I don’t know of a better illustration than that, than for me to come by as I do so often, and watch you die—just watch you die.  Let’s see you save yourself.  “Oh preacher, you don’t know the depths of my abilities.  You don’t know the genius that’s in my hands.  And you don’t know the endowments with which I can grapple with problems.”  Well, fine, fine, I wish you marvelous success.  So I just stand there, like Chaplain Bennett does every day of his life, and he watches the people die.  They are helpless. “Oh, but pastor, you don’t understand, my mother loves me; she’s going to stand there by my side.  My father loves me; he’s going to stand there by my side.  My family loves me; they’re going to stand there by my side.  And I got influential friends; they’re going to stand there by my side.”

Fine, I hope it works.  But when they all stand around you, let them join hands; all they’ll do is just watch you die.  And then, make a telephone call and say, “Let’s bury him out of our sight, for he is corrupt.”  That’s nothing but what God says.  We are corrupt.  We are fallen, and there’s no man in the world that can pull that scale up.  You can’t be saved in yourself or through any genius or any love or offering of those around you; it has to be God.  That’s why the prayer of the sinner is always in order, “God in heaven be merciful to me a sinner [Luke 18:13].  God help me.  If God doesn’t help me, I am helpless” [Ephesians 2:8-9].  Weighed in the balances and found wanting [Daniel 5:27].

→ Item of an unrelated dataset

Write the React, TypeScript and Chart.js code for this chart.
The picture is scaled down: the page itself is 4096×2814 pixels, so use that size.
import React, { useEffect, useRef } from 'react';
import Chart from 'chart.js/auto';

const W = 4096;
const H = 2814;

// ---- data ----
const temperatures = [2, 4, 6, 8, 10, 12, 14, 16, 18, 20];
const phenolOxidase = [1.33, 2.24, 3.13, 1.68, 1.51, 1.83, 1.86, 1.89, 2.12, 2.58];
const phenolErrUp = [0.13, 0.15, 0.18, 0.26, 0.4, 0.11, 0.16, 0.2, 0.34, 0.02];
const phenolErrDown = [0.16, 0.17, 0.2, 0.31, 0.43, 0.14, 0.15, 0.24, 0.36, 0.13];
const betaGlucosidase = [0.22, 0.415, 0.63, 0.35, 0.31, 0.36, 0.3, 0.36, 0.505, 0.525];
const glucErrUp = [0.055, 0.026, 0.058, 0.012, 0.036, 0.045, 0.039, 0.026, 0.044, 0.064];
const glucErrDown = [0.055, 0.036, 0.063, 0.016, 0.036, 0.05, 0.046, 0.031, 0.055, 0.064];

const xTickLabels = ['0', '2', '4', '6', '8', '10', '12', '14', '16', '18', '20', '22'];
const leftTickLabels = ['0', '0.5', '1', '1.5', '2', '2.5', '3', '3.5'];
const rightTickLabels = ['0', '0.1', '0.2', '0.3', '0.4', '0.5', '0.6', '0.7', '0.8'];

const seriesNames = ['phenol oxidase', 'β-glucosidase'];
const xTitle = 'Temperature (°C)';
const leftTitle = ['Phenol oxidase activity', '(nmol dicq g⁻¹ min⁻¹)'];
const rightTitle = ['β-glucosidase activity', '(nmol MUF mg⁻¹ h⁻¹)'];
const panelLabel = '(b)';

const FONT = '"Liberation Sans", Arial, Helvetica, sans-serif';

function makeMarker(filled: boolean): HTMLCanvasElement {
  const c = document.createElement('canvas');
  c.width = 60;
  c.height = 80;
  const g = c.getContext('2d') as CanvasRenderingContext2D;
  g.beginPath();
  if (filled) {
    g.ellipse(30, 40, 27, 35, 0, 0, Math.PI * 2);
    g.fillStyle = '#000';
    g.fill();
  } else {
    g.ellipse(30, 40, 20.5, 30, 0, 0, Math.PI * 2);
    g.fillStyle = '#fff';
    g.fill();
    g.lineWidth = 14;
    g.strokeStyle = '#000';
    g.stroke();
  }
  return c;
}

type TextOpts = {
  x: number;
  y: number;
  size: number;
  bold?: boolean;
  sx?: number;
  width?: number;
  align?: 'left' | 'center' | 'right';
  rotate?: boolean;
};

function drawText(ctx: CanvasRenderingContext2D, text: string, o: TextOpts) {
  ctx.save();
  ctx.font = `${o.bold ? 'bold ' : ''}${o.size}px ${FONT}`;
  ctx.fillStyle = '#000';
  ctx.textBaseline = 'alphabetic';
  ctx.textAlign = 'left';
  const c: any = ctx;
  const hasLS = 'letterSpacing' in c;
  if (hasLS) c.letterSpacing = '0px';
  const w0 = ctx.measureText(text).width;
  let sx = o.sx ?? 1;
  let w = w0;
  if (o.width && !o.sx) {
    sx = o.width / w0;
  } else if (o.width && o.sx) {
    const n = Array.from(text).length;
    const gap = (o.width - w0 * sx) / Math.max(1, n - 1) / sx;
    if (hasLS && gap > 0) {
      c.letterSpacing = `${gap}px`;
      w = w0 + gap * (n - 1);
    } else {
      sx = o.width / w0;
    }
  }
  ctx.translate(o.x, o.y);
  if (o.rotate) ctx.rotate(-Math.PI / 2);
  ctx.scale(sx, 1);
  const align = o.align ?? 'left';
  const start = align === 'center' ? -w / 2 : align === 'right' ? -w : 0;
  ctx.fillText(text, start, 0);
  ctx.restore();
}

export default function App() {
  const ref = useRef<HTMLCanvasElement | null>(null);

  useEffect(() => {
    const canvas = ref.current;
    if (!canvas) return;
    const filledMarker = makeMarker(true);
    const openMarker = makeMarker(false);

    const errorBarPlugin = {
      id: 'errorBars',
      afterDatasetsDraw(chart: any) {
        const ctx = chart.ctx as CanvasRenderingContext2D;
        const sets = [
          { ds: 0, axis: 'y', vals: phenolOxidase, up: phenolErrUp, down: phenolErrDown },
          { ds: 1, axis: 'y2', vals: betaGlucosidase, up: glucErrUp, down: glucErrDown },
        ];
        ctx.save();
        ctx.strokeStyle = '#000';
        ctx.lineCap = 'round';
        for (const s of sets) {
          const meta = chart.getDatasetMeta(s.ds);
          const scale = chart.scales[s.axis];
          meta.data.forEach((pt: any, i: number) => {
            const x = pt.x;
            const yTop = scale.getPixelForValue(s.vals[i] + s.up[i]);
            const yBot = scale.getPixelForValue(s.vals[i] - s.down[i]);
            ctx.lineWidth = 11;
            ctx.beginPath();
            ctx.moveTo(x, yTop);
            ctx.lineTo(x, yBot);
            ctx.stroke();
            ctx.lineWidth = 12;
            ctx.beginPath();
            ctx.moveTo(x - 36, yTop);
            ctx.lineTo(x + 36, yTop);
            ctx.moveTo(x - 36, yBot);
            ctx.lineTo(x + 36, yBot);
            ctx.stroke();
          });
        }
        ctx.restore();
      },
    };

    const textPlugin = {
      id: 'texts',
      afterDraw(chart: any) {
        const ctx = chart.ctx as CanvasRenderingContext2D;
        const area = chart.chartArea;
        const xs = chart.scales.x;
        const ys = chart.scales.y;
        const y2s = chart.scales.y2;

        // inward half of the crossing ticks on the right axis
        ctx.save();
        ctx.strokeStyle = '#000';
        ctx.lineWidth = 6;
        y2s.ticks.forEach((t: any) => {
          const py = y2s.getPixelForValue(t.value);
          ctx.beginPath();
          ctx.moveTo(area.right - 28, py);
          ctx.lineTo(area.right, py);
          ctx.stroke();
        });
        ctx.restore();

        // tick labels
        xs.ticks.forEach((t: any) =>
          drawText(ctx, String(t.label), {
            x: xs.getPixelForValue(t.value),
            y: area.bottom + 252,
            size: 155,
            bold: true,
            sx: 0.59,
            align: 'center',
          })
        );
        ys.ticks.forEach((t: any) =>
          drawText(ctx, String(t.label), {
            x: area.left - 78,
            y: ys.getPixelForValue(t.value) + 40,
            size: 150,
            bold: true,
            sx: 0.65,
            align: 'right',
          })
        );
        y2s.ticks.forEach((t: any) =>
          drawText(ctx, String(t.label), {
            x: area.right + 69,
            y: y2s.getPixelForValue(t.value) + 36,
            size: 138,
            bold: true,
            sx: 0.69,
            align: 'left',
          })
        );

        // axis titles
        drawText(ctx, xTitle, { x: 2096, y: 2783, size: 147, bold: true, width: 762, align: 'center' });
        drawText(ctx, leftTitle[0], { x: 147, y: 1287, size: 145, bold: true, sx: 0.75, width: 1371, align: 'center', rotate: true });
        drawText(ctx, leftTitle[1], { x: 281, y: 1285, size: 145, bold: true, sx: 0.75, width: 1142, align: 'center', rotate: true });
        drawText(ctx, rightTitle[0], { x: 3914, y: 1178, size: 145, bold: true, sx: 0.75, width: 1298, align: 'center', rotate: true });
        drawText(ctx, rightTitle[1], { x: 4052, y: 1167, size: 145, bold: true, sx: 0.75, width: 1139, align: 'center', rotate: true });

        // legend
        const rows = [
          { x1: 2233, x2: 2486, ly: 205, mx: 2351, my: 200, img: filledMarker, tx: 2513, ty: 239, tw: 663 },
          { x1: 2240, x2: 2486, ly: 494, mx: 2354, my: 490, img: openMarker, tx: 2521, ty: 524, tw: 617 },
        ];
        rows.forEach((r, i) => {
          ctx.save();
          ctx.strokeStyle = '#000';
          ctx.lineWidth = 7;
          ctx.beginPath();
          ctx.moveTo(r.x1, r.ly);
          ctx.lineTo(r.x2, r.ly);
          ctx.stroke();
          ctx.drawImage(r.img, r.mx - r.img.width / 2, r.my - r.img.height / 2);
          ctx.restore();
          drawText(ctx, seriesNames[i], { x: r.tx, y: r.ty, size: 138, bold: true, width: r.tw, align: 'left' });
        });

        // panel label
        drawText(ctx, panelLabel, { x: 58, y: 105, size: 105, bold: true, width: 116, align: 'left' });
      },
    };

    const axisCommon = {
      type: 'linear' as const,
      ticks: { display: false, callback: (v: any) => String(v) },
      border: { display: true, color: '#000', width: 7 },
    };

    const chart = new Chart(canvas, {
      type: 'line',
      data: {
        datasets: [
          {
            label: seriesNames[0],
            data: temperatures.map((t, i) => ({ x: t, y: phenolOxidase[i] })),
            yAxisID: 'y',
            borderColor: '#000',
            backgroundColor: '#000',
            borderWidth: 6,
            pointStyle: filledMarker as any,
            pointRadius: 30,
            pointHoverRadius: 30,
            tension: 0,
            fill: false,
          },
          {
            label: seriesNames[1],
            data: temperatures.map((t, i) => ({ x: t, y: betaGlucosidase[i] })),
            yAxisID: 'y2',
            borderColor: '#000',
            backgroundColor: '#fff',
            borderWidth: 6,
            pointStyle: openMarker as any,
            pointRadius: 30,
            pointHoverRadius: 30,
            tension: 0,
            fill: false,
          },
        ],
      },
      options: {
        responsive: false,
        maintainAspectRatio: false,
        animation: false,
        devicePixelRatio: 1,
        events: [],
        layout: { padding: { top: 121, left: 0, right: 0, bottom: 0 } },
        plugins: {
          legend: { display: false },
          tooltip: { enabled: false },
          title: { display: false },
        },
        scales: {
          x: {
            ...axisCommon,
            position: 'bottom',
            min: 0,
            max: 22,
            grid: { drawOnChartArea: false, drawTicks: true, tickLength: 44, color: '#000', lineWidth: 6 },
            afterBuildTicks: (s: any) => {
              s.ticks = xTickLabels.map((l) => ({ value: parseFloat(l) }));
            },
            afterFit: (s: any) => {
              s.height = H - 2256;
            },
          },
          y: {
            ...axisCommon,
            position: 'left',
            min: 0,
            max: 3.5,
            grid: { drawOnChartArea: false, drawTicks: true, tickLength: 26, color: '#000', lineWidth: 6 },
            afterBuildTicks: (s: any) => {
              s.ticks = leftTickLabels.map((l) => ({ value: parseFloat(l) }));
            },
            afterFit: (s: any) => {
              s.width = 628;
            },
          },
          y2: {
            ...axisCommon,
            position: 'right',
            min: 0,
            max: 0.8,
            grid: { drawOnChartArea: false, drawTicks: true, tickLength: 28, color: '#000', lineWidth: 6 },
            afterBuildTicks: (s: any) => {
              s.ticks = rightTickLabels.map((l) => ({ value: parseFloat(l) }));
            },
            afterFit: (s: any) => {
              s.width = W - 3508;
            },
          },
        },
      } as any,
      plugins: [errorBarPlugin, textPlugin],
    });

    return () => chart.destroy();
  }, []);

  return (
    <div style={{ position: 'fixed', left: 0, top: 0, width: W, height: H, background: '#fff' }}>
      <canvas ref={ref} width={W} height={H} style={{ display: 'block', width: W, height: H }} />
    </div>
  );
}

“Peres; Thy kingdom is divided, and given to the Medes and the Persians” [Daniel 5:28].  Well, how we try to hide ourselves from that agonizing and painful judgment.  And as I look around I see the whole world doing it.  Drown, drown themselves, “I can’t face it.  It is too awesome to me.”  So they give themselves to—and you can just name them off: they give themselves to frivolity, anything except to face the judgment of God.  Give themselves to amusement; why, there are people that have to be entertained all the time; they could not conceive of existence without some kind of entertainment.  One of these city dwellers, flatlanders way out here in the West, little old town like I grew up in, we didn’t have a radio.  It wasn’t invented.  We didn’t have any television.  It wasn’t invented.  That’s why, little Cris, when he was a little bitty kid at the dinner table asked me, he said, “Daddy, did you know Noah?”  He asked me that.  We never had any automobiles, didn’t have any roads to run them on.  We never had anything.  Well, it was a community like that.  And this flatlander out there, no radio, no television, no anything, this flatlander said, “What do you do?  I would just die!”  Isn’t that strange?

To this day, I don’t need to be entertained.  I can have the best time you ever saw in your life, just me and God and the Bible, or a marvelous book, or just talking to the Lord, and thinking about the things of Jesus.  I don’t need to be entertained.  You don’t need to entertain me.  I can just live fully, fulsomely without it.  But that’s not this modern world.  What they’re doing, they’re drowning themselves in it.  And then there are those, they couldn’t even carry on a good conversation without drugs of some kind, liquid pot, called “liquor,” marijuana, drugs!  Why, the whole earth is kind of like that:  rather than face the inevitable they drown themselves, they hide their faces from it.

Well, here’s Belshazzar, isn’t that exactly what he was doing?  His father defeated and shut up in Borsippa, and those great walls of Babylon on every side, surrounded by the encampments and the battalions of the armies of Cyrus, “Let’s drown it in wine and desecration and blasphemy; let’s forget it [Daniel 5:1-4].”

That night, I’m just following the Book—that night noiselessly, silently, those conspirators gathered while that banquet was going on, while that orgy was at its height [Daniel 5:1-4].  They noiselessly gave a signal.  And at a signal, the great brazen leaves of the giant unassailable, invincible doors, gates of Babylon were thrown open wide and the armies of Cyrus marched in.  And at that same signal, certain of those conspirators, seized the royal palace.  “And that night was Belshazza, the king of the Chaldeans slain” [Daniel 5:30].

Heroditus, who visited that city seventy years later, said that Cyrus entered it by turning the course of the Euphrates River.  But commentators from the beginning have always felt that Babylon really fell by treachery, by defection.  And in these recent years they have discovered what they call the “cylinder of Cyrus” the great big thing, and Cyrus recounts how he took Babylon.  And it is exactly as it is here in the Bible, exactly.  In the revelry and the orgy of Belshazzar, conspirators opened the gates and Cyrus marched in and took the kingdom without a battle.  And that glorious head of gold [Daniel 2:38] finds its inglorious and debauched end [Daniel 5:30]. 

What does the ninth Psalm and the seventeenth verse say?  It says, “The wicked shall be turned into hell, and all the nations that forget God” [Psalm 9:17].  How infinitely better just to face God honestly, openly.  As the Scriptures say, “Him before whose eyes all of us are naked” [Hebrews 4:13], all of us; just stand before God whose eyes search our souls, say: “Lord, You know all about me.  Master, in love [John 3:16] and mercy [Titus 3:5] remember me.  Forgiveness, Lord, and understanding, sympathy, Master, and redemption [1 Peter 1:18-19]; my heart needs Thee, Lord.  Nor can I live without Thee.  And here I come, Master, I bow in Thy presence, both knees; and I humble my soul, Lord, before Thee, and I ask that God shall extend His golden scepter and touch me, that I might live” [Esther 4:11].

Would you do that today, would you?  In a moment we’re going to stand and sing our hymn of appeal.  And while we sing it, a family you, a couple you, or just you, in this balcony round, there’s a stairway at the back and the front, and on either side, down that stairway and here to the front, “Here I come.”  On this lower floor, into the aisle and down here to the front, “Here I am, pastor.  I choose today.  I’ve decided for Christ, and here I come” [Romans 10:8-13].  Do it now.  Make the decision now.  On the first note of the first stanza, standing, come.  God bless and keep and strengthen you in the way as you come, and as we stand and sing.